▶ [Written problem]
Starting with the first line of the data below, copy each line up to and including the one containing "(-243,-258) rectangle (225,242);". Pictures stay out.

□ □ □

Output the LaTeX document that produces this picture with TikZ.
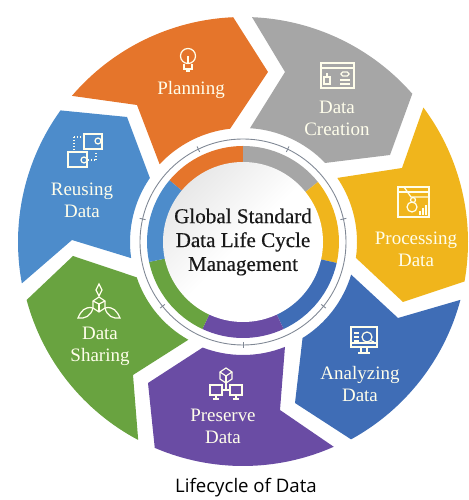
\documentclass[tikz,border=0pt]{standalone}
\usepackage{fontspec}
\setmainfont{Liberation Serif}
\newfontfamily\captionfont{Open Sans}
\newfontfamily\hubfont[FakeBold=.4]{Liberation Serif}
\definecolor{planorange}{HTML}{E5752B}
\definecolor{creategray}{HTML}{A6A6A6}
\definecolor{procyellow}{HTML}{F0B51C}
\definecolor{analyzeblue}{HTML}{3F6DB6}
\definecolor{preservepurple}{HTML}{6A4CA4}
\definecolor{sharegreen}{HTML}{69A340}
\definecolor{reuseblue}{HTML}{4D8CCB}
\definecolor{ringgray}{HTML}{7F8794}
\tikzset{
  phase/.style={text=white!92!yellow,font=\fontsize{10.8}{12.6}\selectfont,align=center,inner sep=0pt},
  icon/.style={draw=white!92!yellow,line width=.7pt},
  ringtick/.style={draw=ringgray,line width=.5pt}
}

\begin{document}
\begin{tikzpicture}[scale=.02]
  \useasboundingbox (-243,-258) rectangle (225,242);

  \fill[planorange] (139.5:225) arc[start angle=139.5,end angle=92.5,radius=225] -- (25,170) -- (96.5:114) arc[start angle=96.5,end angle=137,radius=114] -- (-106,137) -- cycle;
  \fill[creategray] (87.7:225) arc[start angle=87.7,end angle=41.2,radius=225] -- (147,87) -- (43.9:114) arc[start angle=43.9,end angle=86.5,radius=114] -- (42,170) -- cycle;
  \fill[procyellow] (36.7:225) arc[start angle=36.7,end angle=-10.1,radius=225] -- (160,-60) -- (-8:114) arc[start angle=-8,end angle=34.2,radius=114] -- (159,74) -- cycle;
  \fill[analyzeblue] (-14.9:225) arc[start angle=-14.9,end angle=-61.3,radius=225] -- (52,-161) -- (-58.2:113) arc[start angle=-58.2,end angle=-16.8,radius=113] -- (155,-76) -- cycle;
  \fill[preservepurple] (-66.1:224) arc[start angle=-66.1,end angle=-113.2,radius=224] -- (-95,-141) -- (-110.9:113) arc[start angle=-110.9,end angle=-68.2,radius=113] -- (37,-168) -- cycle;
  \fill[sharegreen] (242.1:224) arc[start angle=242.1,end angle=195,radius=224] -- (-170,-14) -- (198.4:112) arc[start angle=198.4,end angle=240.8,radius=112] -- (-110,-133) -- cycle;
  \fill[reuseblue] (190.6:225) arc[start angle=190.6,end angle=144.2,radius=225] -- (-116,125) -- (145.5:113) arc[start angle=145.5,end angle=188.2,radius=113] -- (-171,2) -- cycle;

  \fill[planorange] (0,0) -- (90:96) arc[start angle=90,end angle=140,radius=96] -- cycle;
  \fill[creategray] (0,0) -- (38.7:96) arc[start angle=38.7,end angle=90,radius=96] -- cycle;
  \fill[procyellow] (0,0) -- (-12.6:96) arc[start angle=-12.6,end angle=38.7,radius=96] -- cycle;
  \fill[analyzeblue] (0,0) -- (-65:96) arc[start angle=-65,end angle=-12.6,radius=96] -- cycle;
  \fill[preservepurple] (0,0) -- (-115:96) arc[start angle=-115,end angle=-65,radius=96] -- cycle;
  \fill[sharegreen] (0,0) -- (192:96) arc[start angle=192,end angle=245,radius=96] -- cycle;
  \fill[reuseblue] (0,0) -- (140:96) arc[start angle=140,end angle=192,radius=96] -- cycle;

  \draw[ringgray,line width=.5pt] (0,0) circle (103);
  \draw[ringtick] (-90:100) -- (-90:106);
  \draw[ringtick] (-38.6:100) -- (-38.6:106);
  \draw[ringtick] (12.9:100) -- (12.9:106);
  \draw[ringtick] (64.3:100) -- (64.3:106);
  \draw[ringtick] (115.7:100) -- (115.7:106);
  \draw[ringtick] (167.1:100) -- (167.1:106);
  \draw[ringtick] (218.6:100) -- (218.6:106);

  \shade[top color=black!9,bottom color=white,middle color=white,shading angle=45] (0,0) circle (80);
  \node[align=center,inner sep=0pt,text=black!90,font=\hubfont\fontsize{12}{13.6}\selectfont] (hub) at (0,0) {Global Standard\\Data Life Cycle\\Management};

  \node[phase] (planning) at (-52,152) {Planning};
  \node[phase] (creation) at (94,124) {Data\\Creation};
  \node[phase] (processing) at (173,-7) {Processing\\Data};
  \node[phase] (analyzing) at (117,-142) {Analyzing\\Data};
  \node[phase] (preserve) at (-20,-184) {Preserve\\Data};
  \node[phase] (sharing) at (-143,-104) {Data\\Sharing};
  \node[phase] (reusing) at (-161,42) {Reusing\\Data};
  \node[font=\captionfont\fontsize{10.6}{12}\selectfont,inner sep=0pt] (title) at (3,-246) {Lifecycle of Data};

  \draw[icon] (-55,186) circle (7.5);
  \draw[icon] (-59,178) -- (-59,173) -- (-51,173) -- (-51,178);
  \draw[icon] (-57,171) -- (-53,171);
  \draw[icon] (-55,178) -- (-55,186);

  \draw[icon] (78,154) rectangle (111,179);
  \draw[icon] (78,174) -- (111,174);
  \draw[icon] (81,158) rectangle (87,165);
  \draw[icon] (84,165) -- (84,169);
  \draw[icon,rounded corners=1pt] (98,166) rectangle (106,170);
  \draw[icon] (97,162) -- (107,162);
  \draw[icon] (97,158) -- (107,158);

  \draw[icon] (155,25) rectangle (186,55);
  \draw[icon] (155,50) -- (186,50);
  \draw[icon] (161,55) -- (168,45) -- (186,45);
  \draw[icon] (169,35) circle (5);
  \draw[icon] (170,42) circle (2.5);
  \draw[icon] (177,27) -- (177,31);
  \draw[icon] (180,27) -- (180,34);
  \draw[icon] (183,27) -- (183,37);

  \draw[icon] (108,-105) rectangle (134,-85);
  \draw[icon] (108,-101) -- (134,-101);
  \draw[icon] (118,-105) -- (118,-110);
  \draw[icon] (124,-105) -- (124,-110);
  \draw[icon] (115,-111) -- (127,-111);
  \draw[icon] (124,-95) circle (5);
  \draw[icon] (127.5,-98.5) -- (131,-100);
  \draw[icon] (111,-91) -- (116,-91);
  \draw[icon] (111,-95) -- (116,-95);
  \draw[icon] (111,-99) -- (116,-99);

  \draw[icon] (-17,-126) -- (-11,-130) -- (-11,-137) -- (-17,-141) -- (-23,-137) -- (-23,-130) -- cycle;
  \draw[icon] (-23,-130) -- (-17,-134) -- (-11,-130);
  \draw[icon] (-17,-134) -- (-17,-141);
  \draw[icon] (-33,-153) rectangle (-21,-143);
  \draw[icon] (-13,-153) rectangle (-1,-143);
  \draw[icon] (-21,-148) -- (-13,-148);
  \draw[icon] (-17,-141) -- (-17,-148);
  \draw[icon] (-30,-157) -- (-24,-157);
  \draw[icon] (-10,-157) -- (-4,-157);
  \draw[icon] (-27,-153) -- (-27,-157);
  \draw[icon] (-7,-153) -- (-7,-157);

  \draw[icon] (-144,-42) -- (-141,-48) -- (-144,-54) -- (-147,-48) -- cycle;
  \draw[icon] (-144,-55) -- (-138,-59) -- (-138,-66) -- (-144,-70) -- (-150,-66) -- (-150,-59) -- cycle;
  \draw[icon] (-150,-66) .. controls (-158,-64) and (-162,-69) .. (-165,-76) .. controls (-158,-77) and (-152,-74) .. (-150,-66);
  \draw[icon] (-138,-66) .. controls (-130,-64) and (-126,-69) .. (-123,-76) .. controls (-130,-77) and (-136,-74) .. (-138,-66);
  \draw[icon] (-144,-62) -- (-144,-70);
  \draw[icon] (-150,-59) -- (-144,-62) -- (-138,-59);

  \draw[icon] (-159,93) rectangle (-141,108);
  \draw[icon,fill=reuseblue] (-145,101) circle (3);
  \draw[icon,densely dotted] (-169,105) -- (-159,105);
  \draw[icon,densely dotted] (-169,105) -- (-169,93);
  \draw[icon] (-175,75) rectangle (-156,90);
  \draw[icon,fill=reuseblue] (-159,82) circle (3);
  \draw[icon,densely dotted] (-155,82) -- (-147,82);
  \draw[icon,densely dotted] (-147,82) -- (-147,90);
\end{tikzpicture}
\end{document}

□ □ □

▶ [Answer to this task]
Output the LaTeX document that produces this picture with TikZ.
\documentclass[tikz,border=0pt]{standalone}
\usepackage{fontspec}
\setmainfont{Liberation Serif}
\newfontfamily\captionfont{Open Sans}
\newfontfamily\hubfont[FakeBold=.4]{Liberation Serif}
\definecolor{planorange}{HTML}{E5752B}
\definecolor{creategray}{HTML}{A6A6A6}
\definecolor{procyellow}{HTML}{F0B51C}
\definecolor{analyzeblue}{HTML}{3F6DB6}
\definecolor{preservepurple}{HTML}{6A4CA4}
\definecolor{sharegreen}{HTML}{69A340}
\definecolor{reuseblue}{HTML}{4D8CCB}
\definecolor{ringgray}{HTML}{7F8794}
\tikzset{
  phase/.style={text=white!92!yellow,font=\fontsize{10.8}{12.6}\selectfont,align=center,inner sep=0pt},
  icon/.style={draw=white!92!yellow,line width=.7pt},
  ringtick/.style={draw=ringgray,line width=.5pt}
}

\begin{document}
\begin{tikzpicture}[scale=.02]
  \useasboundingbox (-243,-258) rectangle (225,242);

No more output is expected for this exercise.